--- Record extracts ---
============

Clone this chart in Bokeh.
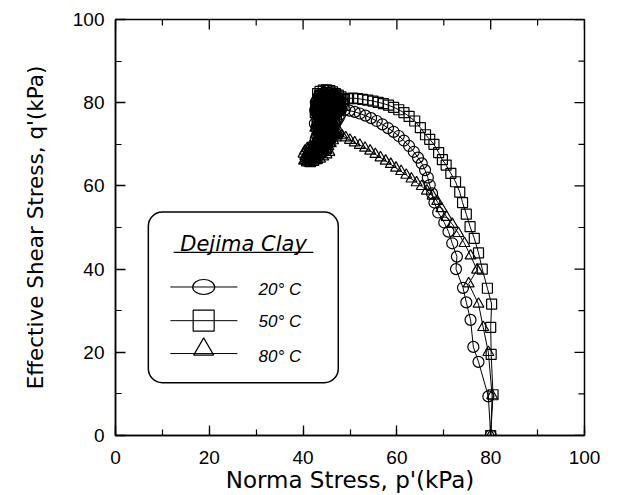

============

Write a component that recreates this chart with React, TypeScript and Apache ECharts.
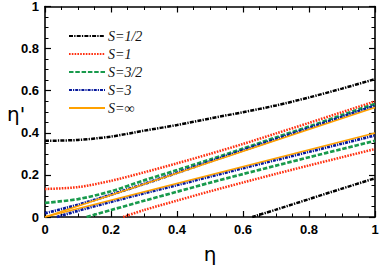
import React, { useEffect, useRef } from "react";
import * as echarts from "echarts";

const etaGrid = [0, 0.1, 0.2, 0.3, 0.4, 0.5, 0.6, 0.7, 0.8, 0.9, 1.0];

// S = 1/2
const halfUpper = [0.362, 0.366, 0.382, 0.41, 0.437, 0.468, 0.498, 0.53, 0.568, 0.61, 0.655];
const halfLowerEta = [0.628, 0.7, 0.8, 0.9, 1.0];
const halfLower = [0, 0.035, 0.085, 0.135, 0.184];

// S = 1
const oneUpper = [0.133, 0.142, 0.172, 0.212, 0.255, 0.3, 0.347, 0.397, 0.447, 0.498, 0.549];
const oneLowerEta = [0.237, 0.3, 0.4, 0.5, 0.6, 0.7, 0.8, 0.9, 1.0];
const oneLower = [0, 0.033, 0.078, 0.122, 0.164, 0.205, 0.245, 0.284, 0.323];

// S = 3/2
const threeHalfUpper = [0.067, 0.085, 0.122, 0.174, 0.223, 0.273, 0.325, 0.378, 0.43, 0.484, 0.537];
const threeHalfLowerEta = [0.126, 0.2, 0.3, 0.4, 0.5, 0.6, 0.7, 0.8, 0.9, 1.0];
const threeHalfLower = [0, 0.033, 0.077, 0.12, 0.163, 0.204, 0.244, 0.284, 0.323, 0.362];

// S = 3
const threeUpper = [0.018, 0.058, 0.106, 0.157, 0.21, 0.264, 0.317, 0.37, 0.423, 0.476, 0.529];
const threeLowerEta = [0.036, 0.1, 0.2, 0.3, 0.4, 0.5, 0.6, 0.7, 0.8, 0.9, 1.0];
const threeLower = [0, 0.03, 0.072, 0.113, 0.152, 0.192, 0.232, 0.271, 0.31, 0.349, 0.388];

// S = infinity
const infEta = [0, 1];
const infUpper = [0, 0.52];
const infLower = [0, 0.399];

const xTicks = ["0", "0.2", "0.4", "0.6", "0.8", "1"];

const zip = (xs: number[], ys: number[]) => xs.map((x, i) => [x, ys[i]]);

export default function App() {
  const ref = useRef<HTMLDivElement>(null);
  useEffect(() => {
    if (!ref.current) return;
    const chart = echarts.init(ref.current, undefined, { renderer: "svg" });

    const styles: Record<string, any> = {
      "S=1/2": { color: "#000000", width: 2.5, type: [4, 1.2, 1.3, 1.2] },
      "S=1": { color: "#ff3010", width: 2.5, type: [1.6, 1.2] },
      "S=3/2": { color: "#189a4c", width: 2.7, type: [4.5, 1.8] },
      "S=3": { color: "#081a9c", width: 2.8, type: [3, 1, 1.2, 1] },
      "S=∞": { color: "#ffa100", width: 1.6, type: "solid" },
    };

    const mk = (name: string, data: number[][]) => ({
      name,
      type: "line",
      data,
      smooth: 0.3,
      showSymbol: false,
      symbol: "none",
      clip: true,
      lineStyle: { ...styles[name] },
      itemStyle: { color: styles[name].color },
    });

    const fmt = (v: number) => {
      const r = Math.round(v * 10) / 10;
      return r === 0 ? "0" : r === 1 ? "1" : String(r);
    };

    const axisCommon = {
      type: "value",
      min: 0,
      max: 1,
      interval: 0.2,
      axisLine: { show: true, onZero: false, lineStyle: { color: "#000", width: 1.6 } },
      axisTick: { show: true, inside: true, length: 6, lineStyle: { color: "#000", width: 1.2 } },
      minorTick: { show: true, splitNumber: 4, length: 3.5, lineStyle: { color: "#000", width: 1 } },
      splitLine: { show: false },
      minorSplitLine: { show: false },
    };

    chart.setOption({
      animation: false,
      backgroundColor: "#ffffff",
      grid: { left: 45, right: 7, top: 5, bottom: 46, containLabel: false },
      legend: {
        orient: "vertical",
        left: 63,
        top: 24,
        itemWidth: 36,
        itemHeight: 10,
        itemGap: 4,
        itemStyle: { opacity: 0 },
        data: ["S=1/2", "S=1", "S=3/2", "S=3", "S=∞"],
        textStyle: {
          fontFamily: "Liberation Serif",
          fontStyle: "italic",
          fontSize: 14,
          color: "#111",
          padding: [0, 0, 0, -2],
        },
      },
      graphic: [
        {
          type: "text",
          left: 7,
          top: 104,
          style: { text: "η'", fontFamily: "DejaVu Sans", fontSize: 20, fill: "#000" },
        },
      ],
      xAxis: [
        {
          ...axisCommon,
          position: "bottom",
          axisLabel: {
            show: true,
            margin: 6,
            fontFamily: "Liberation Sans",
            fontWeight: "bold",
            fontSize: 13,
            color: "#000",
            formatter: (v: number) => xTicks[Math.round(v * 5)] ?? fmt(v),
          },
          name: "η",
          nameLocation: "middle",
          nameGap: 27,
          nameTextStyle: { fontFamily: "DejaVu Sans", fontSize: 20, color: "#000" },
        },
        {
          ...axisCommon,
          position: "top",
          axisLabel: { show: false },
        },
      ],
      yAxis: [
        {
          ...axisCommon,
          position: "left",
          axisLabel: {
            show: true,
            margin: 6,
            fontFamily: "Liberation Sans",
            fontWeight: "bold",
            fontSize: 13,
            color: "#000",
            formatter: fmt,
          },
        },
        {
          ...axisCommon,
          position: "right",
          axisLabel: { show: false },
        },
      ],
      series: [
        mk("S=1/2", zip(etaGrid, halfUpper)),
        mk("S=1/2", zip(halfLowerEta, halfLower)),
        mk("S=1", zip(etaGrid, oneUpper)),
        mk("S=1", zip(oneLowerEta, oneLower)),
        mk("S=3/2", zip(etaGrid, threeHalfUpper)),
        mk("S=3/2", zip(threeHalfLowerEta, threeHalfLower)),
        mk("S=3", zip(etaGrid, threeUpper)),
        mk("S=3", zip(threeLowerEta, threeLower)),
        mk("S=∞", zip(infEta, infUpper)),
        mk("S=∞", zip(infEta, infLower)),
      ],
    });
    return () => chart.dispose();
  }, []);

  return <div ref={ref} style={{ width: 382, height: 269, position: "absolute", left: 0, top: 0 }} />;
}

============

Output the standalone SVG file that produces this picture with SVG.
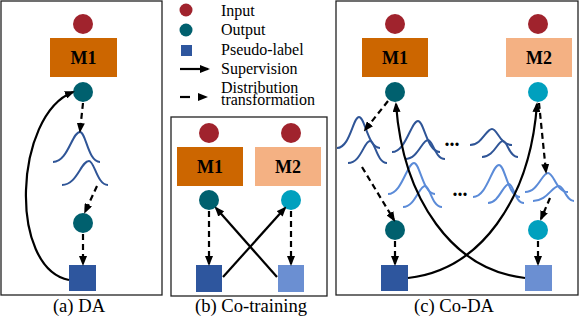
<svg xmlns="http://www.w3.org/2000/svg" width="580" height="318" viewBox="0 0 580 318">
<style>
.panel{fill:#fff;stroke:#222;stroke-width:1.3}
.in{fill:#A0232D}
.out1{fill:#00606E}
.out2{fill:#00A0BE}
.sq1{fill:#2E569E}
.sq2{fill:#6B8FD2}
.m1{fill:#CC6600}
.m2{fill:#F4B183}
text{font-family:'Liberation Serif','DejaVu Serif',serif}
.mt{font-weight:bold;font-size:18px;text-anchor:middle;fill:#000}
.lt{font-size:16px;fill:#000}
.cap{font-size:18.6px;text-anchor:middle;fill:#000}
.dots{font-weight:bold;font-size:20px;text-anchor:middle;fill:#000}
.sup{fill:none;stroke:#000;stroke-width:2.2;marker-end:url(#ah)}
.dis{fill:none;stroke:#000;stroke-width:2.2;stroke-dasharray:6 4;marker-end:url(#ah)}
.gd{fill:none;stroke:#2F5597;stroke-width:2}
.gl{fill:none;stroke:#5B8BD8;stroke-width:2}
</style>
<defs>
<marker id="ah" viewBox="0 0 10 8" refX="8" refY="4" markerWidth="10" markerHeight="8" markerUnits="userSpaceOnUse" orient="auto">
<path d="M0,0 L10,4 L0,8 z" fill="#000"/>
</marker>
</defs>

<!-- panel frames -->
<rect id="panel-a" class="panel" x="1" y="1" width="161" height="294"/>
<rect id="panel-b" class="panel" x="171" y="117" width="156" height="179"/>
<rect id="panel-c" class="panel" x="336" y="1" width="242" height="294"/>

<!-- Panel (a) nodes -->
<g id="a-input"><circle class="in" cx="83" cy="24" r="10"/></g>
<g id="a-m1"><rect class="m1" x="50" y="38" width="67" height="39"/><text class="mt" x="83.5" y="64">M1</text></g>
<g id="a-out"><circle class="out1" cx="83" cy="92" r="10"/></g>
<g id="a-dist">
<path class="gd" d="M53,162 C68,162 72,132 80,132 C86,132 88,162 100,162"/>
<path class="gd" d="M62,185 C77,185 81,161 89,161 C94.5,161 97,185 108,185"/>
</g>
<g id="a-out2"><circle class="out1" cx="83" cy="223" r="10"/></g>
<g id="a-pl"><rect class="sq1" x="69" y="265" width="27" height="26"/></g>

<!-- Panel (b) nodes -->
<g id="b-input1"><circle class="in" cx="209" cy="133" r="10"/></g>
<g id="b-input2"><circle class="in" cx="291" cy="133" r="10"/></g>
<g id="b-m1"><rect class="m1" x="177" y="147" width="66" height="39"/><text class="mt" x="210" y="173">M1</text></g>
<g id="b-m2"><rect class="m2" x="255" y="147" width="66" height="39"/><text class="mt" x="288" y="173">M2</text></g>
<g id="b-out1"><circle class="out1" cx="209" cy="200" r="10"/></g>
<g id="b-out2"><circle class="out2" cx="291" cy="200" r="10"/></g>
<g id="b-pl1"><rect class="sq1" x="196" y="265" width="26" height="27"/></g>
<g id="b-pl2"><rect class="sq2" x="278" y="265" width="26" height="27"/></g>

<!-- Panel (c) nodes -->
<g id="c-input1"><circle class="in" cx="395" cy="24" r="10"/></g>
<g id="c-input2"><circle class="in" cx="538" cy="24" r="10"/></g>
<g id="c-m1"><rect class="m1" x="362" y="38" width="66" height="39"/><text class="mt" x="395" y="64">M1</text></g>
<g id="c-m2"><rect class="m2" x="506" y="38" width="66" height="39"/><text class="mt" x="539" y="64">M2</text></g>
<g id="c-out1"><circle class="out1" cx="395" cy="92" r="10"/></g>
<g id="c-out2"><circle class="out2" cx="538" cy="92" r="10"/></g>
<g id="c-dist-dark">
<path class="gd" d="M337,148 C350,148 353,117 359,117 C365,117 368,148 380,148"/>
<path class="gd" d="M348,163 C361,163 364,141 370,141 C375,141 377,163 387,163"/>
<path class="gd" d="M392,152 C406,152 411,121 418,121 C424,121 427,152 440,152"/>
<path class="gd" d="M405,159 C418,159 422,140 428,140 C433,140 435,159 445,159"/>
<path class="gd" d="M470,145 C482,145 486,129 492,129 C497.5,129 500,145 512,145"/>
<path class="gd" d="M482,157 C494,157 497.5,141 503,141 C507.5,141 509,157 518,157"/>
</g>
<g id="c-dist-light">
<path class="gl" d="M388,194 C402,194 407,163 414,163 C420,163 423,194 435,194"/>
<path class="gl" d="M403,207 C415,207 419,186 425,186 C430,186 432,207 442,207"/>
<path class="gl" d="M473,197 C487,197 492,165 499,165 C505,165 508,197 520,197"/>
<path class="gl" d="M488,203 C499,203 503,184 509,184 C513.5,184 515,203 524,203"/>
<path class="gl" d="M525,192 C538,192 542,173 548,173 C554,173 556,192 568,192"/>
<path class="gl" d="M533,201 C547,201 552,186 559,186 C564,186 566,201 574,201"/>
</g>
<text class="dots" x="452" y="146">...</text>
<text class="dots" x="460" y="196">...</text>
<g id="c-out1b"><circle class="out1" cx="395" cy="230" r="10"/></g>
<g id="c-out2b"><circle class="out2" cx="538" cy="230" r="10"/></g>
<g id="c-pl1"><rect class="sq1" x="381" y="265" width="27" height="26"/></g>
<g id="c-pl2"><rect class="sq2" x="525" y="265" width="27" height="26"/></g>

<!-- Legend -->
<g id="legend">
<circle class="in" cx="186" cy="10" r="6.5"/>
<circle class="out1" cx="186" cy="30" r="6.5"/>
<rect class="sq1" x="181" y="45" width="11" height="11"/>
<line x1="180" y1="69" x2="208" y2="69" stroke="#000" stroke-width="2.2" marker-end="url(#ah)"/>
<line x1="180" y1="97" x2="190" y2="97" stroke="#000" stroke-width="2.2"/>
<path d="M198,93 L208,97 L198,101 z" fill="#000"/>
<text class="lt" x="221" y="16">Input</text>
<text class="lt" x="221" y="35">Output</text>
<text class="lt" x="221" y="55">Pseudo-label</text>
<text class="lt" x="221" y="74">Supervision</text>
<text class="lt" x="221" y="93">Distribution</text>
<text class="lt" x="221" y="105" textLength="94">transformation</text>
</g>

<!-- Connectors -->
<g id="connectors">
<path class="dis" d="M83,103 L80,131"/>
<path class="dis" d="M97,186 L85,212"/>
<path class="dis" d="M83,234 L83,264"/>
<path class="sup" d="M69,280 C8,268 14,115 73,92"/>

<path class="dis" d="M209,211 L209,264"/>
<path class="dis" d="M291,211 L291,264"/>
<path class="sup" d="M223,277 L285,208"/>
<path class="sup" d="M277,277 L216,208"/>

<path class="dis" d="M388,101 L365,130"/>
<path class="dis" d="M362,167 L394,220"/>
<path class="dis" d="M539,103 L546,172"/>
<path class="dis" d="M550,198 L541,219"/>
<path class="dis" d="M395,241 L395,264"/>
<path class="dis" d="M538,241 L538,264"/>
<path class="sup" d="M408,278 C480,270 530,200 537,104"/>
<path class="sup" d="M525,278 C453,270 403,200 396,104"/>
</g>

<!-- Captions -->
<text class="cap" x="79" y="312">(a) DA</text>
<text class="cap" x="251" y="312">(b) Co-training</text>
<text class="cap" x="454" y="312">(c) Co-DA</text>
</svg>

============

--- Task directions ---
State how many lines hold the word "that". The number is the whole answer.

--- Answer to this problem ---
2